Two Conditions that Require Oculoplastics
Some conditions, like droopy eyelids, can gradually interfere with your eyesight. Not only do droopy eyelids make you look sad or tired, but they can actually limit your visual field. There are two eye conditions that can cause your eyelids to droop and reduce your vision: dermatochalasis and ptosis.
Dermatochalasis is an eye condition characterized by excessive skin on the eyelid. It is usually associated with older age when skin loses elasticity, but younger individuals can be affected by dermatochalasis as well. A mild to moderate case of dermatochalasis can make you just look tired or sad, but an advanced case can actually impair your vision, especially peripheral vision. Dermatochalasis is very noticeable because of the folded, baggy skin on the eyelids that make your eyes appear puffy or swollen.
Ptosis is a condition where the levator muscle in the eyelid is not working effectively and the lid margin droops down into your field of vision. Ptosis can occur at birth (congenital ptosis) or develop due to the aging process or injury. This eye condition may cause you to raise your head back to try to see under the drooping lid or raise your eyebrows repeatedly to try to lift the eyelids.
Eyelid Revision Procedures
Most cases of dermatochalasis and ptosis are corrected with surgery by an ophthalmologist, but the procedures will be different.
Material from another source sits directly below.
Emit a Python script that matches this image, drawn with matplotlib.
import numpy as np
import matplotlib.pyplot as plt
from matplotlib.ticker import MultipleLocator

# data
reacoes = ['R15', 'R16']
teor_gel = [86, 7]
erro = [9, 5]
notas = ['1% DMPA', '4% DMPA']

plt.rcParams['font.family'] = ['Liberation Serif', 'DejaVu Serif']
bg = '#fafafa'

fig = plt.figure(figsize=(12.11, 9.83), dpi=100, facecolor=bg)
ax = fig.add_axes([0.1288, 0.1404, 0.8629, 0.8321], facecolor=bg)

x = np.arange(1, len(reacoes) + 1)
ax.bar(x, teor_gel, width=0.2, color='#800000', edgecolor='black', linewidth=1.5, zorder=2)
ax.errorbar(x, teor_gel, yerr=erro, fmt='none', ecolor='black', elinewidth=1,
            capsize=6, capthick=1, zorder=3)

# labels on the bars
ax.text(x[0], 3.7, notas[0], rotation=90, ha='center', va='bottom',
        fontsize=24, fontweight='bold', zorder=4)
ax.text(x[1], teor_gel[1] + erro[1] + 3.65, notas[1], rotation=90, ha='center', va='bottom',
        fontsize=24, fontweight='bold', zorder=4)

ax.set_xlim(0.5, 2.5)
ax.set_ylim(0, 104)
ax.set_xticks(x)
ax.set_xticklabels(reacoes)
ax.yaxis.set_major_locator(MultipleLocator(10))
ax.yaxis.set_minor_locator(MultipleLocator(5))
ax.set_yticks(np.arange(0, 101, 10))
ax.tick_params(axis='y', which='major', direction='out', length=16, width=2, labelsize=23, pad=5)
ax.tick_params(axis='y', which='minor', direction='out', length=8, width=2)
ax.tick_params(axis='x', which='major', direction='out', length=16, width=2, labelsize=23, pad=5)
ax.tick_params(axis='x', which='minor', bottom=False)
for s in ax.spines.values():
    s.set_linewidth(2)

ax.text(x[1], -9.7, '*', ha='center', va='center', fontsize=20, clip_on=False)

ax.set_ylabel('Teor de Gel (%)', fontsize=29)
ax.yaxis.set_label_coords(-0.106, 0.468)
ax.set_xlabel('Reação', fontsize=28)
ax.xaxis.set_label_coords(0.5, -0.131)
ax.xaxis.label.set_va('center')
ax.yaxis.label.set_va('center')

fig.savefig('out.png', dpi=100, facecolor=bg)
Dermatachalasis is corrected by blepharoplasty, an eyelid revision procedure that removes excess skin and fat from the eyelid to improve vision and rejuvenate the appearance of the eye. Cosmetic blepharoplasty can correct sagging upper eyelids and eliminate unwanted puffiness. Functional blepharoplasty can improve vision that is impaired by excess skin that is drooping into the visual field. Whether your primary reason for surgery is for function or appearance, blepharoplasty restores a more youthful look to your face and opens up the eye by removal of excess tissue.
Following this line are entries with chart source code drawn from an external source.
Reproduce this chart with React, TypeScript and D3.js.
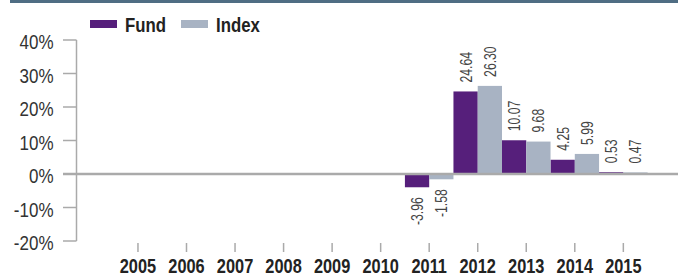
import React from "react";
import * as d3 from "d3";

const years = ["2005", "2006", "2007", "2008", "2009", "2010", "2011", "2012", "2013", "2014", "2015"];
const fundValues: (number | null)[] = [null, null, null, null, null, null, -3.96, 24.64, 10.07, 4.25, 0.53];
const indexValues: (number | null)[] = [null, null, null, null, null, null, -1.58, 26.3, 9.68, 5.99, 0.47];
const yTicks = [40, 30, 20, 10, 0, -10, -20];
const seriesNames = ["Fund", "Index"];
const seriesColors = ["#561f7b", "#a8b3c3"];

const W = 678;
const H = 277;
const FONT = "'Liberation Sans', Arial, sans-serif";

export default function App() {
  const x = d3.scaleBand<string>().domain(years).range([113.7, 647.6]).padding(0);
  const inner = d3.scaleBand<string>().domain(seriesNames).range([0, x.bandwidth()]).padding(0);
  const y = d3.scaleLinear().domain([-20, 40]).range([241, 40]);
  const fmt = (v: number) => v.toFixed(2);
  const series = [fundValues, indexValues];
  const y0 = y(0);

  return (
    <svg
      width={W}
      height={H}
      style={{ position: "fixed", left: 0, top: 0, background: "#fff" }}
      fontFamily={FONT}
    >
      <rect x={10} y={0} width={668} height={3} fill="#4f6d83" />

      {/* legend */}
      {seriesNames.map((name, i) => {
        const lx = [90, 181][i];
        return (
          <g key={name}>
            <rect x={lx} y={20} width={27} height={8} fill={seriesColors[i]} />
            <text
              transform={`translate(${lx + 35},31.5) scale(0.84,1)`}
              fontSize={20}
              fontWeight="bold"
              fill="#222"
            >
              {name}
            </text>
          </g>
        );
      })}

      {/* y axis */}
      <line x1={76.5} x2={76.5} y1={y(40)} y2={y(-20)} stroke="#aaa" strokeWidth={1.5} />
      {yTicks.map((t) => (
        <g key={t}>
          {t !== 0 && <line x1={63} x2={76.5} y1={y(t)} y2={y(t)} stroke="#aaa" strokeWidth={1.5} />}
          <text
            transform={`translate(53.5,${y(t) + 9}) scale(0.85,1)`}
            textAnchor="end"
            fontSize={20}
            fill="#333"
          >
            {t}%
          </text>
        </g>
      ))}

      {/* bars */}
      {series.map((vals, si) =>
        vals.map((v, i) => {
          if (v === null) return null;
          const bx = (x(years[i]) as number) + (inner(seriesNames[si]) as number);
          const bw = inner.bandwidth();
          const top = Math.min(y(v), y0);
          const h = Math.abs(y(v) - y0);
          return <rect key={`${si}-${i}`} x={bx} y={top} width={bw} height={h} fill={seriesColors[si]} />;
        })
      )}

      {/* zero line */}
      <line x1={63} x2={W} y1={y0} y2={y0} stroke="#aaa" strokeWidth={2.5} />

      {/* data labels */}
      {series.map((vals, si) =>
        vals.map((v, i) => {
          if (v === null) return null;
          const fs = 16.5;
          const cx = (x(years[i]) as number) + (inner(seriesNames[si]) as number) + inner.bandwidth() / 2;
          const tx = cx + fs * 0.36;
          const pos = v >= 0;
          const ty = pos ? y(v) - 9 : y(v) + 10;
          return (
            <text
              key={`l${si}-${i}`}
              transform={`translate(${tx},${ty}) rotate(-90) scale(0.74,1)`}
              textAnchor={pos ? "start" : "end"}
              fontSize={fs}
              fill="#444"
            >
              {fmt(v)}
            </text>
          );
        })
      )}

      {/* x axis ticks and labels */}
      {years.map((yr) => {
        const cx = (x(yr) as number) + x.bandwidth() / 2;
        return (
          <g key={yr}>
            <line x1={cx} x2={cx} y1={243} y2={252} stroke="#aaa" strokeWidth={1.5} />
            <text
              transform={`translate(${cx},272.5) scale(0.84,1)`}
              textAnchor="middle"
              fontSize={19.5}
              fontWeight="bold"
              fill="#222"
            >
              {yr}
            </text>
          </g>
        );
      })}
    </svg>
  );
}
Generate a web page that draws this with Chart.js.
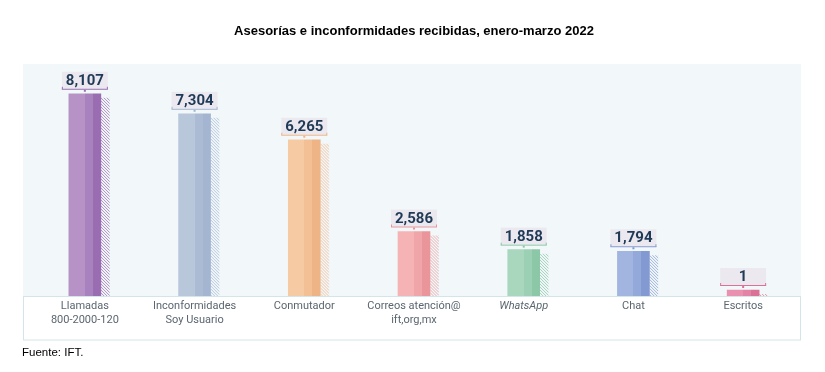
<!DOCTYPE html>
<html><head><meta charset="utf-8">
<script src="https://cdn.jsdelivr.net/npm/chart.js@4"></script>
<style>html,body{margin:0;padding:0;background:#fff}#wrap{width:825px;height:372px}</style>
</head><body><div id="wrap"><canvas id="c" width="825" height="372"></canvas></div>
<script>
const categories = [["Llamadas","800-2000-120"],["Inconformidades","Soy Usuario"],"Conmutador",["Correos atención@","ift,org,mx"],"WhatsApp","Chat","Escritos"];
const values = [8107, 7304, 6265, 2586, 1858, 1794, 1];
const valueLabels = ["8,107","7,304","6,265","2,586","1,858","1,794","1"];
const titleText = "Asesorías e inconformidades recibidas, enero-marzo 2022";
const sourceText = "Fuente: IFT.";
const barColors = [
  ["#b692c7","#a882be","#9a6db2"],
  ["#b9c7db","#abbbd3","#a3b5d0"],
  ["#f6caa3","#f3c096","#efb486"],
  ["#f5b3b5","#f0a6a9","#ea9599"],
  ["#a8d7be","#9cd0b4","#8cc7a7"],
  ["#a1b5e0","#93a9da","#8399d2"],
  ["#e991ae","#e384a5","#da7297"]
];

function stripeFill(ctx){
  const chart = ctx.chart; const i = ctx.dataIndex;
  const xs = chart.scales && chart.scales.x;
  if (!xs) return barColors[i][0];
  const x = xs.getPixelForValue(i);
  if (x === undefined || isNaN(x)) return barColors[i][0];
  const g = chart.ctx.createLinearGradient(x-16,0,x+16,0);
  const c = barColors[i];
  g.addColorStop(0,c[0]); g.addColorStop(0.5,c[0]);
  g.addColorStop(0.5,c[1]); g.addColorStop(0.75,c[1]);
  g.addColorStop(0.75,c[2]); g.addColorStop(1,c[2]);
  return g;
}

const panelPlugin = {
  id:'panels',
  beforeDraw(chart){
    const {ctx, chartArea:a} = chart;
    ctx.save();
    ctx.fillStyle = '#f2f8f9';
    ctx.fillRect(a.left-7, a.top, a.right-a.left+10, a.bottom-a.top);
    ctx.fillStyle = '#ffffff';
    ctx.fillRect(a.left-7, a.bottom, a.right-a.left+10, 44);
    ctx.strokeStyle = '#d3e5e8'; ctx.lineWidth = 1;
    ctx.strokeRect(a.left-6.5, a.bottom+0.5, a.right-a.left+9, 43.5);
    ctx.fillStyle = '#000';
    ctx.font = '11.5px "Liberation Sans", Arial, sans-serif';
    ctx.textBaseline = 'middle'; ctx.textAlign = 'left';
    ctx.fillText(sourceText, 22, 353);
    ctx.restore();
  }
};

const decoPlugin = {
  id:'deco',
  afterDatasetsDraw(chart){
    const ctx = chart.ctx;
    const meta = chart.getDatasetMeta(0);
    ctx.save();
    meta.data.forEach((el, i) => {
      const c = barColors[i];
      const x = el.x, top = el.y, base = el.base, w = el.width;
      const hx = x + w/2, hw = 9, ht = top + 4;
      if (base - ht > 0) {
        ctx.save();
        ctx.beginPath(); ctx.rect(hx, ht, hw, base-ht); ctx.clip();
        ctx.strokeStyle = c[2]; ctx.globalAlpha = 0.75; ctx.lineWidth = 1;
        for (let yy = ht - hw; yy < base + hw; yy += 3) {
          ctx.beginPath(); ctx.moveTo(hx, yy); ctx.lineTo(hx+hw, yy+hw); ctx.stroke();
        }
        ctx.restore();
      }
      const bw = 46, bh = 17, by = top - 5 - bh;
      ctx.fillStyle = '#ebe9ef';
      ctx.fillRect(x - bw/2, by, bw, bh);
      ctx.strokeStyle = c[2]; ctx.lineWidth = 1;
      ctx.beginPath();
      ctx.moveTo(x - bw/2, by + bh + 0.5); ctx.lineTo(x + bw/2, by + bh + 0.5);
      ctx.moveTo(x - bw/2 + 0.5, by + bh - 2); ctx.lineTo(x - bw/2 + 0.5, by + bh + 0.5);
      ctx.moveTo(x + bw/2 - 0.5, by + bh - 2); ctx.lineTo(x + bw/2 - 0.5, by + bh + 0.5);
      ctx.stroke();
      ctx.fillStyle = c[2];
      ctx.fillRect(x - 1, by + bh + 1, 2, 2);
      ctx.fillStyle = '#1f3a56';
      ctx.font = 'bold 15px Roboto, sans-serif';
      ctx.textAlign = 'center'; ctx.textBaseline = 'middle';
      ctx.fillText(valueLabels[i], x, by + bh/2 + 1);
    });
    ctx.restore();
  }
};

new Chart(document.getElementById('c'), {
  type: 'bar',
  data: {
    labels: categories,
    datasets: [{
      data: values,
      backgroundColor: stripeFill,
      borderWidth: 0,
      barThickness: 32,
      minBarLength: 6
    }]
  },
  options: {
    responsive: false,
    animation: false,
    devicePixelRatio: 1,
    layout: { padding: { left: 30, right: 27, top: 0, bottom: 0 } },
    plugins: {
      legend: { display: false },
      tooltip: { enabled: false },
      title: {
        display: true, text: titleText, color: '#000',
        font: { family: '"Liberation Sans", Arial, sans-serif', size: 13, weight: 'bold', lineHeight: 1.2 },
        padding: { top: 24, bottom: 24.4 }
      }
    },
    scales: {
      x: {
        grid: { display: false, drawTicks: false },
        border: { display: false },
        ticks: {
          color: '#5b6670', padding: 4, maxRotation: 0, autoSkip: false,
          font: (ctx) => ({ family: 'Roboto, sans-serif', size: 11, style: ctx.index === 4 ? 'italic' : 'normal', lineHeight: 1.2 })
        },
        afterFit(scale){ scale.height = 76; }
      },
      y: { display: false, min: 0, max: 9300 }
    }
  },
  plugins: [panelPlugin, decoPlugin]
});
</script></body></html>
Ptosis surgery often involves tightening the levator muscles to lift your eyelids and improve your vision as well as your appearance. In very severe cases, your surgeon may connect the eyelid to the forehead to allow your forehead muscles to lift the eyebrow and eyelid. One possible side effect is that your eyelids may not be exactly symmetrical even though the lids are higher than before surgery.
Most eyelid surgeries are performed under local anesthesia and require around an hour to perform. To minimize scarring, your oculoplastic surgeon will make small incisions along the natural fold of your eyelid and close the incision with small stitches. Most people can return to work within a week and experience only mild discomfort.